Personal information
- Native name: محمدرضا مختاری
- Nationality: Iran
- Born: Shiraz, Iran

Sport
- Country: Iran
- Sport: Greco-Roman wrestling
- Weight class: 72 kg

Medal record
Men's Greco-Roman wrestling
Representing Iran
Asian Championships
| Gold medal – first place | 2022 Ulaanbaatar | 72 kg |
World Cup
| Gold medal – first place | 2022 Baku | Team |
Vehbi Emre & Hamit Kaplan Tournament
| Gold medal – first place | 2021 Istanbul | 72 kg |
Grand Prix
| Bronze medal – third place | 2024 Budapest | 77 kg |
| Bronze medal – third place | 2026 Zagreb | 82 kg |
Cadet World Championships
| Silver medal – second place | 2016 Tbilisi | 58 kg |
Cadet Asian Championships
| Gold medal – first place | 2016 Taichung | 58 kg |
| Silver medal – second place | 2014 Bangkok | 42 kg |

= Mohammad Reza Mokhtari =

Iranian Greco-Roman wrestler

Mohammad Reza Mokhtari (محمدرضا مختاری) is an Iranian Greco-Roman wrestler.

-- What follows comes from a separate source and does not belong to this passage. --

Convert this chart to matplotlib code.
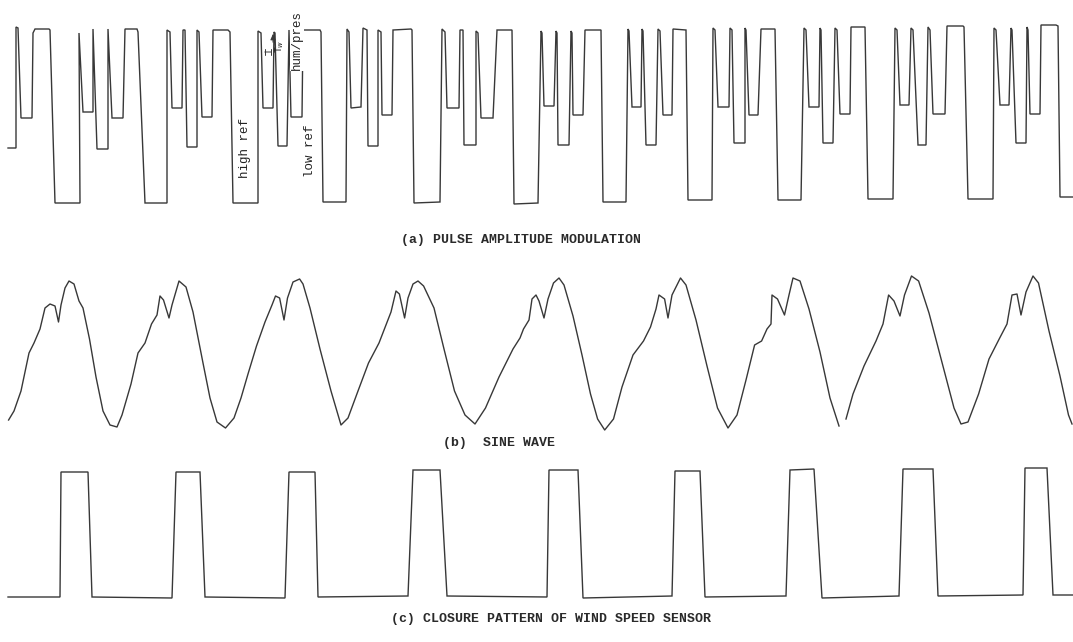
import matplotlib
matplotlib.use("Agg")
import matplotlib.pyplot as plt
import numpy as np

# ---------------- data ----------------
# (a) pulse amplitude modulation trace: time (arbitrary units) and amplitude
pam_t = [8, 16, 16, 18, 21, 32, 33, 35, 49, 50, 55, 80, 79, 83, 93, 93, 97, 108, 108, 112, 123, 125, 137, 138, 145,
         167, 167, 170, 172, 182, 183, 185, 187, 197, 197, 199, 202, 212, 213, 228, 230, 233,
         258, 258, 261, 263, 273, 274, 275, 278, 287, 289, 291, 302, 303, 320, 321, 323,
         346, 347, 349, 351, 361, 363, 367, 368, 378, 378, 381, 382, 392, 393, 411, 412, 414,
         440, 442, 445, 447, 459, 460, 463, 464, 476, 476, 478, 481, 493, 497, 512, 514,
         538, 541, 542, 544, 554, 556, 557, 558, 569, 571, 572, 573, 583, 585, 601, 603,
         626, 628, 629, 632, 641, 642, 643, 646, 656, 658, 660, 663, 672, 673, 686, 688,
         712, 713, 715, 718, 729, 730, 732, 734, 745, 745, 746, 749, 758, 761, 775, 778,
         801, 804, 806, 809, 819, 820, 821, 823, 833, 835, 837, 840, 850, 851, 865, 868,
         893, 895, 897, 900, 909, 911, 913, 918, 926, 928, 930, 933, 945, 947, 963, 964, 968,
         993, 994, 996, 1000, 1009, 1011, 1012, 1016, 1026, 1027, 1028, 1030, 1040, 1041, 1056, 1058, 1060, 1073]
pam_v = [55, 55, 176, 175, 85, 85, 170, 174, 174, 173, 0, 0, 170, 91, 91, 174, 54, 54, 174, 85, 85, 174, 174, 171, 0,
         0, 173, 171, 95, 95, 173, 173, 56, 56, 173, 171, 86, 86, 173, 173, 171, 0,
         0, 172, 170, 95, 95, 171, 170, 57, 57, 173, 86, 86, 173, 173, 171, 1,
         1, 174, 171, 95, 96, 175, 173, 57, 57, 173, 171, 88, 88, 173, 174, 173, 0,
         1, 174, 171, 95, 95, 173, 173, 58, 58, 172, 170, 85, 85, 173, 173, -1,
         0, 172, 170, 97, 97, 172, 170, 58, 58, 172, 170, 88, 88, 173, 173, 1,
         1, 174, 172, 96, 96, 174, 172, 58, 58, 174, 172, 88, 88, 174, 173, 3,
         3, 175, 173, 96, 96, 175, 173, 60, 60, 175, 173, 88, 88, 174, 174, 3,
         3, 175, 173, 96, 96, 175, 173, 60, 60, 175, 173, 89, 89, 176, 176, 4,
         4, 175, 173, 98, 98, 175, 173, 58, 58, 176, 173, 89, 89, 177, 177, 176, 4,
         4, 175, 173, 98, 98, 175, 173, 60, 60, 176, 173, 89, 89, 178, 178, 177, 6, 6]

# (b) sine wave trace (NaN = gap in the recorder trace)
sine_t = [8.6, 14, 21, 29, 34, 40, 45, 50, 55, 58.5, 61, 65, 69, 74, 79, 83, 89.5, 96, 103, 110, 117,
          122, 131, 138, 145, 151.5, 157, 160, 163.5, 169, 172, 179, 186, 193, 203, 210, 217, 225.5,
          234, 241, 248, 256.5, 265, 272, 275.5, 279.6, 284, 287.5, 293, 299.6, 303, 310, 320, 331, 341,
          348, 358, 368.5, 379, 386, 391, 396, 399.4, 404.6, 408, 413, 418, 423.6, 434, 444, 454.5, 465, 475,
          485.5, 499, 513, 520, 523.5, 529, 532, 536, 539, 544, 548, 553.5, 559, 564, 573, 582, 590.5, 597.6, 604.7,
          613.5, 622, 633, 643.5, 650.5, 656, 659, 664.6, 668, 672, 680.5, 686, 696, 707, 717.5, 728,
          737, 746, 754.6, 761.6, 767, 771, 772, 777.5, 784.5, 789, 793, 800, 809, 820, 830, 839, np.nan,
          846, 853, 864, 876, 883, 888.6, 894, 900, 904.5, 911.5, 918.6, 929, 943, 954, 961,
          968, 978.6, 989, 999.7, 1007, 1012, 1017, 1021, 1026, 1033, 1038.5, 1049, 1060, 1068.5, 1072]
sine_v = [10, 19, 39, 77, 87, 101, 122, 126, 124, 108, 125, 142, 149, 146, 129, 122, 91, 53, 19, 5, 3,
          15, 46, 77, 87, 106, 115, 134, 130, 112, 125, 149, 143, 118, 67, 32, 8, 2,
          12, 32, 56, 84, 108, 125, 134, 132, 110, 132, 148, 151, 146, 122, 81, 39, 5,
          12, 39, 67, 87, 105, 118, 139, 136, 112, 132, 146, 149, 144, 122, 81, 39, 15, 6,
          22, 53, 81, 92, 101, 110, 131, 135, 129, 112, 131, 147, 152, 145, 114, 75, 36, 11, 0,
          11, 43, 75, 89, 103, 121, 135, 131, 112, 135, 152, 145, 110, 64, 22, 2,
          15, 50, 85, 89, 101, 106, 135, 131, 115, 135, 152, 149, 121, 78, 32, 4, np.nan,
          11, 36, 64, 89, 106, 135, 129, 114, 135, 154, 149, 117, 64, 22, 6,
          8, 36, 71, 92, 106, 135, 136, 115, 138, 154, 147, 99, 54, 15, 6]

# (c) closure pattern of wind speed sensor
wind_t = [8, 60, 61, 65, 88, 92, 172, 176, 200, 205, 285, 289, 315, 318, 408, 413, 440, 447,
          547, 549, 578, 583, 672, 675, 700, 705, 786, 790, 814, 822, 899, 903, 933, 938,
          1023, 1025, 1047, 1053, 1073]
wind_v = [0, 0, 125, 125, 125, 0, -1, 125, 125, 0, -1, 125, 125, 0, 1, 127, 127, 1,
          0, 127, 127, -1, 1, 126, 126, 0, 1, 127, 128, -1, 1, 128, 128, 1,
          2, 129, 129, 2, 2]

captions = ["(a) PULSE AMPLITUDE MODULATION", "(b)  SINE WAVE",
            "(c) CLOSURE PATTERN OF WIND SPEED SENSOR"]

# ---------------- layout ----------------
W, H = 1073, 642
fig = plt.figure(figsize=(W / 100, H / 100), dpi=100)
fig.patch.set_facecolor("white")
ink = "#383838"
mono = ["Liberation Mono", "DejaVu Sans Mono"]


def band(top_px, bot_px, zero_px):
    ax = fig.add_axes([0, 1 - bot_px / H, 1, (bot_px - top_px) / H])
    ax.set_xlim(0, W)
    ax.set_ylim(zero_px - bot_px, zero_px - top_px)
    ax.axis("off")
    return ax


ax1 = band(0, 225, 203)
ax1.plot(pam_t, pam_v, color=ink, lw=1.0, solid_joinstyle="miter")
ax1.text(245, 55, "high ref", rotation=90, ha="center", va="center",
         family=mono, fontsize=9, color="#222222")
ax1.text(310, 52, "low ref", rotation=90, ha="center", va="center",
         family=mono, fontsize=9, color="#222222")
ax1.text(297, 163, "hum/pres", rotation=90, ha="center", va="center",
         family=mono, fontsize=9, color="#222222",
         bbox=dict(facecolor="white", edgecolor="none", pad=1.0))
ax1.annotate("", xy=(262, 151), xytext=(274, 151),
             arrowprops=dict(arrowstyle="|-|,widthA=0.25,widthB=0.25", color=ink, lw=0.7))
ax1.annotate("", xy=(273, 172), xytext=(273, 158),
             arrowprops=dict(arrowstyle="-|>,head_width=0.15,head_length=0.35", color=ink, lw=0.7))
ax1.text(280, 157, r"T$_w$", rotation=90, ha="center", va="center",
         family=mono, fontsize=7, color="#222222")

ax2 = band(255, 432, 430)
ax2.plot(sine_t, sine_v, color=ink, lw=1.0)

ax3 = band(455, 605, 597)
ax3.plot(wind_t, wind_v, color=ink, lw=1.0, solid_joinstyle="miter")

cap_style = dict(ha="center", va="center", family=mono, fontsize=9.5,
                 fontweight="bold", color="#2a2a2a")
fig.text(521 / W, 1 - 240 / H, captions[0], **cap_style)
fig.text(499 / W, 1 - 443 / H, captions[1], **cap_style)
fig.text(551 / W, 1 - 619 / H, captions[2], **cap_style)

fig.savefig("out.png", dpi=100, facecolor="white")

He reached semi final in the 72 kg event at the 2021 World Wrestling Championships held in Oslo, Norway.

He won the gold medal in the 72 kg event at 2022 Asian Wrestling Championships.

He won gold medal in the 72 kg event at 2021 Vehbi Emre & Hamit Kaplan Tournament.